_TO BE DONE_:
Your output must be the lines below from the line containing "Recreate this image" to the line containing "string; sub?: boolean;", both lines included, reproduced exactly and without pictures.

_EXCERPTED DATA_:
>> Begin

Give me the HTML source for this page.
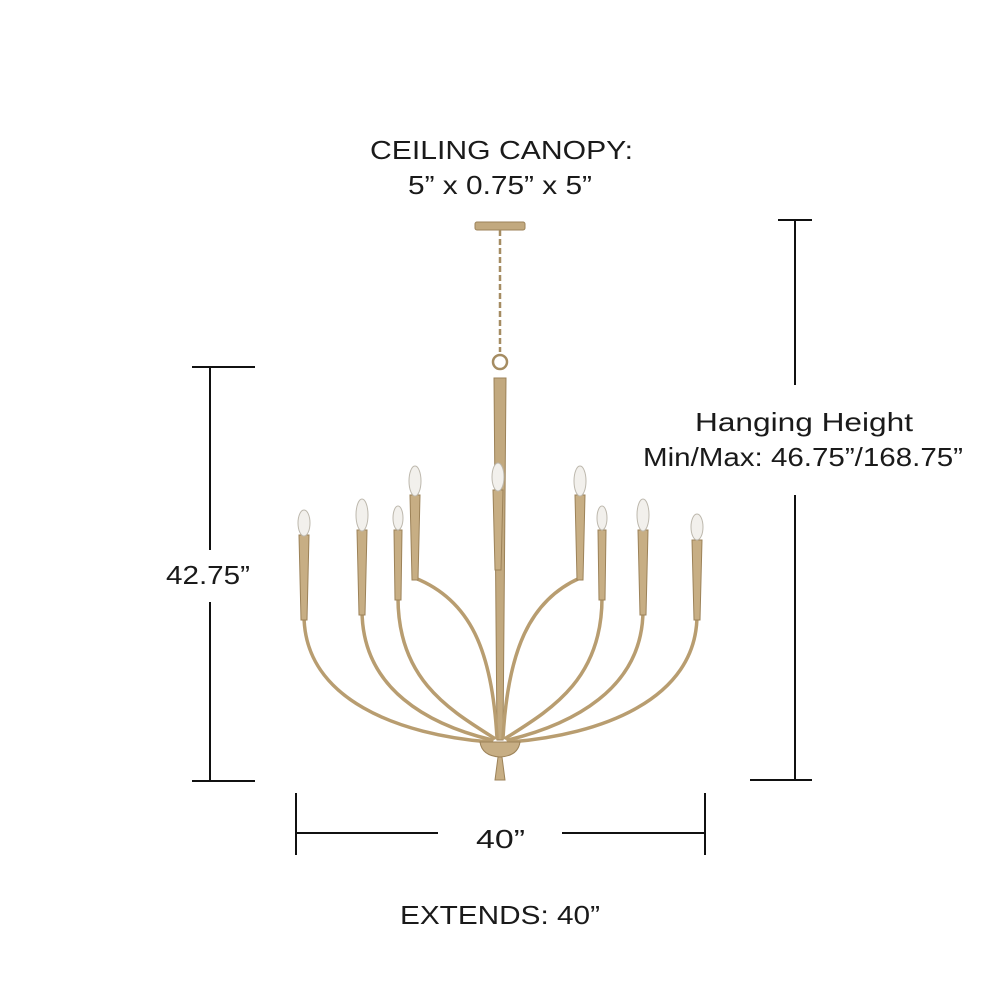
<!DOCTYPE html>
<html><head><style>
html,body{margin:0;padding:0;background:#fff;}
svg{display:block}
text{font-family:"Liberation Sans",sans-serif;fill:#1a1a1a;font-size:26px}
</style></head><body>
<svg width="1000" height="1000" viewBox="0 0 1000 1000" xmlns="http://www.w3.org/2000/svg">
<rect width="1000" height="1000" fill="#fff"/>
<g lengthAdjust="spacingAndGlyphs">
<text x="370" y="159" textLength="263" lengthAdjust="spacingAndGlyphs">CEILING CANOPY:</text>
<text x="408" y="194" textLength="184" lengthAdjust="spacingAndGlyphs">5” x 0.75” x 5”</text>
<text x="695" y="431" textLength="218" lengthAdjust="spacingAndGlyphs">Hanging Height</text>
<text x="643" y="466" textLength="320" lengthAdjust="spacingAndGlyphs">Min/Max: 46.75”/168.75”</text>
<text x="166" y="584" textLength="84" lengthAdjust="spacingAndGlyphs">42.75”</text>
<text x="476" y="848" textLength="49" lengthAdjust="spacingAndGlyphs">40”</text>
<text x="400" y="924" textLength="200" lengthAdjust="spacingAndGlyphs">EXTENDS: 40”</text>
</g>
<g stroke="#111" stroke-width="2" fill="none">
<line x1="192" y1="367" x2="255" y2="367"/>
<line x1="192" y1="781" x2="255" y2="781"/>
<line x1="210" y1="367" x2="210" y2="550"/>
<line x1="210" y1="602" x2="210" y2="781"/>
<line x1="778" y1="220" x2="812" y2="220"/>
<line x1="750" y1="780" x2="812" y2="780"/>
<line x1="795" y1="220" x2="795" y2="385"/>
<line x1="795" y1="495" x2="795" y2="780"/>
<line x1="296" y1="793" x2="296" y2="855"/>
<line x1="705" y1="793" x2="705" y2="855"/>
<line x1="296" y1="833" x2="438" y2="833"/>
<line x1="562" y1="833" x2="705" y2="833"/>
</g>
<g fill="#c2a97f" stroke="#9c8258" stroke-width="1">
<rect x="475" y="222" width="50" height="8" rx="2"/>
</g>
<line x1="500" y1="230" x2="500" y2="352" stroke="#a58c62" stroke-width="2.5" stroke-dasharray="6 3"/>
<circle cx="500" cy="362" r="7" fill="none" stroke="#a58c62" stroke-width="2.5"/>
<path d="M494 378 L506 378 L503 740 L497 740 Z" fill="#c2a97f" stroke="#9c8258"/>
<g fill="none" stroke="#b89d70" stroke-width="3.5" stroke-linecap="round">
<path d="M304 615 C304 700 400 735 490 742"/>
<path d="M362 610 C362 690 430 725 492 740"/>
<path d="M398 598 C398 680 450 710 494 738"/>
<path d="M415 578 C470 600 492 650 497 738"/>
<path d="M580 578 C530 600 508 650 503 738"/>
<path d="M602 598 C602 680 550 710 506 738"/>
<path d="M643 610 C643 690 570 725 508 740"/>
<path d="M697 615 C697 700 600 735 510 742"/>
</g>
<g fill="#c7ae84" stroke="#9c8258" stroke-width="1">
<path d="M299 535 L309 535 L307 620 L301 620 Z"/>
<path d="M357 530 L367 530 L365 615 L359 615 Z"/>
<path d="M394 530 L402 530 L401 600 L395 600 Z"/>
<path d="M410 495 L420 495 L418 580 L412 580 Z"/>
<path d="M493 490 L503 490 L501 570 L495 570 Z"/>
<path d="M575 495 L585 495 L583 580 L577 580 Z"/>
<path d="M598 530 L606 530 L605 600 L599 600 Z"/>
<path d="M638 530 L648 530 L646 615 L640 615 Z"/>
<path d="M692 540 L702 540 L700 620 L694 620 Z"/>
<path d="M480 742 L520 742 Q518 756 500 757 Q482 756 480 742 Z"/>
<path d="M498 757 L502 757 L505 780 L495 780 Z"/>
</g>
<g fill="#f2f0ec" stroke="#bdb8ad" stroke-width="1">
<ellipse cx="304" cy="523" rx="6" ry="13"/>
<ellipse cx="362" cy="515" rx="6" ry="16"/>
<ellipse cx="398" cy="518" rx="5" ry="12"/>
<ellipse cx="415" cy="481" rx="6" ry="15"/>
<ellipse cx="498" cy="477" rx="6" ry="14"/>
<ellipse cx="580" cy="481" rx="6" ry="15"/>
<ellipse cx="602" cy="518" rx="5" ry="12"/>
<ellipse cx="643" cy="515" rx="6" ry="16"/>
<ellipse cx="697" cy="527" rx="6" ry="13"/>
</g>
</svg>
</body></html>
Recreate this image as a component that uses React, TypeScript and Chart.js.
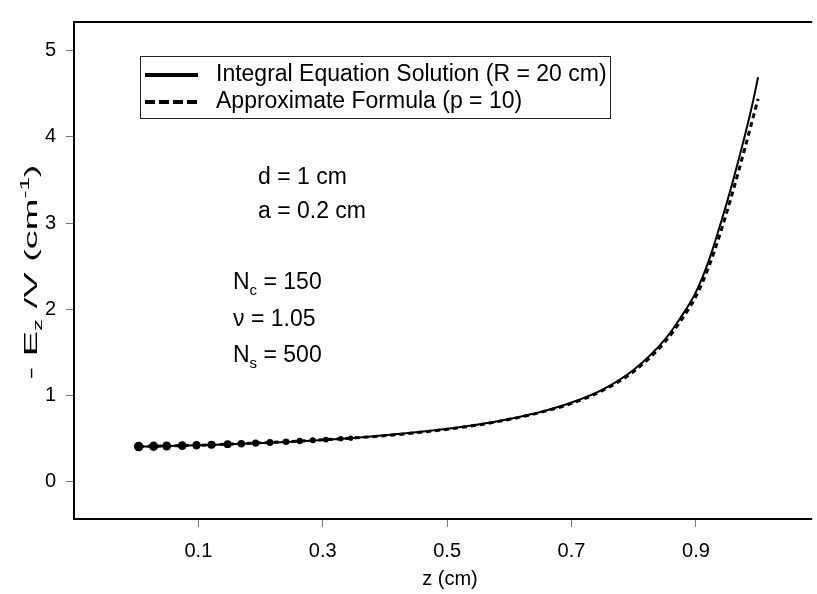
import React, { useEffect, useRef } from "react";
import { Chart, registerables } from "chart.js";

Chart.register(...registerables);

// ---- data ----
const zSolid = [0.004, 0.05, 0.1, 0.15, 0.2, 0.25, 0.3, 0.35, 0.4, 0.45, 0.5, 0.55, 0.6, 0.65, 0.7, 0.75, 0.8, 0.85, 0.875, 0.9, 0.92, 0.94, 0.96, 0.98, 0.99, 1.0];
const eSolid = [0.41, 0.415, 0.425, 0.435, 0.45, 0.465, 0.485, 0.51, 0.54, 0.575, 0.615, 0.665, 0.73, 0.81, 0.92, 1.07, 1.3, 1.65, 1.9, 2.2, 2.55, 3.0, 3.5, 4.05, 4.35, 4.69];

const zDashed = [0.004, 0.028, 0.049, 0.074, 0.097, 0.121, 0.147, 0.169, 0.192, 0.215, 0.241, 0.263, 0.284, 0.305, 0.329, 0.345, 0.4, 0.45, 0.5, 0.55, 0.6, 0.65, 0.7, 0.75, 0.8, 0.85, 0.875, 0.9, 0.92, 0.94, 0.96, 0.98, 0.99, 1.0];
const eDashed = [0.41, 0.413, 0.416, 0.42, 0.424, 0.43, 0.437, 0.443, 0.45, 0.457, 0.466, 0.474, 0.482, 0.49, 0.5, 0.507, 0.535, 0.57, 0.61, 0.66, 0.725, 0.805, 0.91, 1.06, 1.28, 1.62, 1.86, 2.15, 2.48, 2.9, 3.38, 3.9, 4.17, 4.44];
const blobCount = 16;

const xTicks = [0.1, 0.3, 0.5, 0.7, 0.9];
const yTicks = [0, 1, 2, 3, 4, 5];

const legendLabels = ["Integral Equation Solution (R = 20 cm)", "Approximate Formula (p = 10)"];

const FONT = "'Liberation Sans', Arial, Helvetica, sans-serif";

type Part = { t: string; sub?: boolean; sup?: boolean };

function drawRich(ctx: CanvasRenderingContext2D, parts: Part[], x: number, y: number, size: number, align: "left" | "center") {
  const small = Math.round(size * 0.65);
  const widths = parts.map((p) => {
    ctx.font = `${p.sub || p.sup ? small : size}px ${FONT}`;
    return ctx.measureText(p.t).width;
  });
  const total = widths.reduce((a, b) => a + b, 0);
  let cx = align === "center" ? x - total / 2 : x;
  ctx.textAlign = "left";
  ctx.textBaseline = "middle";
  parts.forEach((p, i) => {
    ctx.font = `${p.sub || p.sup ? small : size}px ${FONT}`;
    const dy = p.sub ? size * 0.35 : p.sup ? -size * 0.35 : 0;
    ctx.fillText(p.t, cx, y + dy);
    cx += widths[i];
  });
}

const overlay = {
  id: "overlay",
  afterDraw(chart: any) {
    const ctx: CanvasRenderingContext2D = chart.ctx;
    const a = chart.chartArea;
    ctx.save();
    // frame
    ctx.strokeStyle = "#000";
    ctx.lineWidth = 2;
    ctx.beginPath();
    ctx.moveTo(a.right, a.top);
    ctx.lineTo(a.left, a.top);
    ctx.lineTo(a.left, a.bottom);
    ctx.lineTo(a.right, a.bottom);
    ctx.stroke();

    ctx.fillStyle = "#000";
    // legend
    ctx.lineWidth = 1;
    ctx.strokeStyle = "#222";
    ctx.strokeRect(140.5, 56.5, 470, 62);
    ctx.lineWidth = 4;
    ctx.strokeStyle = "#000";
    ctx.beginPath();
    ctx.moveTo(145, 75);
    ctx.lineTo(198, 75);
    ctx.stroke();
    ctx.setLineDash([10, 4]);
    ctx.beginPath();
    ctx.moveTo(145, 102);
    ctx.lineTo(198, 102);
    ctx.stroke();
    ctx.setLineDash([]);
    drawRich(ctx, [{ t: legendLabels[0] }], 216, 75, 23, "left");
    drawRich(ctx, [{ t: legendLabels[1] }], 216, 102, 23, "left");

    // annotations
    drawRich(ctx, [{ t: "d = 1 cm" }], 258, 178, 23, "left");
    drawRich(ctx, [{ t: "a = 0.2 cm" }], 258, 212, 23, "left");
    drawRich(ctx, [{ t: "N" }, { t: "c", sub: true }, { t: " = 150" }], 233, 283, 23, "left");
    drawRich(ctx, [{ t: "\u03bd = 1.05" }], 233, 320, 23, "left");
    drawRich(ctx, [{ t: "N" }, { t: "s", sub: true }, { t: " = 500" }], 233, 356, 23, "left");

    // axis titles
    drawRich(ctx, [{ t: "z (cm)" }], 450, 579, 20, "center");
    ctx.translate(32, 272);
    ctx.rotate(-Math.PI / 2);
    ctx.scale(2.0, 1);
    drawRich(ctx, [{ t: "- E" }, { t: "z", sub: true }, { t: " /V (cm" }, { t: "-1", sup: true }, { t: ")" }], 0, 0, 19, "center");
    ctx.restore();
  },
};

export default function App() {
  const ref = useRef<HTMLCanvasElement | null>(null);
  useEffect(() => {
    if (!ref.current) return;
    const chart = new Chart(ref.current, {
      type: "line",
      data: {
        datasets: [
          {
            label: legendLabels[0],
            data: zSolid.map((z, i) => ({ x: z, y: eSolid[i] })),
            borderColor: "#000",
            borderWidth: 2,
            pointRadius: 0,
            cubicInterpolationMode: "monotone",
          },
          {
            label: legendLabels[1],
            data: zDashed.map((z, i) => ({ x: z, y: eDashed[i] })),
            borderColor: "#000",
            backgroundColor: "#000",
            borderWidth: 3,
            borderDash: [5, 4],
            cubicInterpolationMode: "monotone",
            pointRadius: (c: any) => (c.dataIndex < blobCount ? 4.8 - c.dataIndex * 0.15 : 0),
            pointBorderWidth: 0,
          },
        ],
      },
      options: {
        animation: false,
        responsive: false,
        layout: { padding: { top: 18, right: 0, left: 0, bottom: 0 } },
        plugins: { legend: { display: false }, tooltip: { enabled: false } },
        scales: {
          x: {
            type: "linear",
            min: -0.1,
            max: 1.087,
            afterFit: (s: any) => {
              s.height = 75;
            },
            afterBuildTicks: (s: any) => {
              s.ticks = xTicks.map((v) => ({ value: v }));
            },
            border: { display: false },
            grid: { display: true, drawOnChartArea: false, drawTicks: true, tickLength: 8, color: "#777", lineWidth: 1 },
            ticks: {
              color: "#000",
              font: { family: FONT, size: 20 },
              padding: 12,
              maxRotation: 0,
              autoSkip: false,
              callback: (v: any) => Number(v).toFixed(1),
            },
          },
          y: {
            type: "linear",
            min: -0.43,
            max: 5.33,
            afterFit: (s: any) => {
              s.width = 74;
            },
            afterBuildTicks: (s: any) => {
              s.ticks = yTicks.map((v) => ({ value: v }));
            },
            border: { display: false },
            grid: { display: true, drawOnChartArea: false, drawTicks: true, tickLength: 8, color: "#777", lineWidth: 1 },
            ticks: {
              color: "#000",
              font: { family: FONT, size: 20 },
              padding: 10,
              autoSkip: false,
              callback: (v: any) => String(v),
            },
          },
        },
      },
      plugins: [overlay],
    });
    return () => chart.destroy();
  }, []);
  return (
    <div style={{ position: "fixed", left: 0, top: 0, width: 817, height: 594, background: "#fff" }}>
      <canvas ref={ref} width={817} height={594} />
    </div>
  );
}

>> End

_RESULT_:
Recreate this image as a component that uses React, TypeScript and Chart.js.
import React, { useEffect, useRef } from "react";
import { Chart, registerables } from "chart.js";

Chart.register(...registerables);

// ---- data ----
const zSolid = [0.004, 0.05, 0.1, 0.15, 0.2, 0.25, 0.3, 0.35, 0.4, 0.45, 0.5, 0.55, 0.6, 0.65, 0.7, 0.75, 0.8, 0.85, 0.875, 0.9, 0.92, 0.94, 0.96, 0.98, 0.99, 1.0];
const eSolid = [0.41, 0.415, 0.425, 0.435, 0.45, 0.465, 0.485, 0.51, 0.54, 0.575, 0.615, 0.665, 0.73, 0.81, 0.92, 1.07, 1.3, 1.65, 1.9, 2.2, 2.55, 3.0, 3.5, 4.05, 4.35, 4.69];

const zDashed = [0.004, 0.028, 0.049, 0.074, 0.097, 0.121, 0.147, 0.169, 0.192, 0.215, 0.241, 0.263, 0.284, 0.305, 0.329, 0.345, 0.4, 0.45, 0.5, 0.55, 0.6, 0.65, 0.7, 0.75, 0.8, 0.85, 0.875, 0.9, 0.92, 0.94, 0.96, 0.98, 0.99, 1.0];
const eDashed = [0.41, 0.413, 0.416, 0.42, 0.424, 0.43, 0.437, 0.443, 0.45, 0.457, 0.466, 0.474, 0.482, 0.49, 0.5, 0.507, 0.535, 0.57, 0.61, 0.66, 0.725, 0.805, 0.91, 1.06, 1.28, 1.62, 1.86, 2.15, 2.48, 2.9, 3.38, 3.9, 4.17, 4.44];
const blobCount = 16;

const xTicks = [0.1, 0.3, 0.5, 0.7, 0.9];
const yTicks = [0, 1, 2, 3, 4, 5];

const legendLabels = ["Integral Equation Solution (R = 20 cm)", "Approximate Formula (p = 10)"];

const FONT = "'Liberation Sans', Arial, Helvetica, sans-serif";

type Part = { t: string; sub?: boolean; sup?: boolean };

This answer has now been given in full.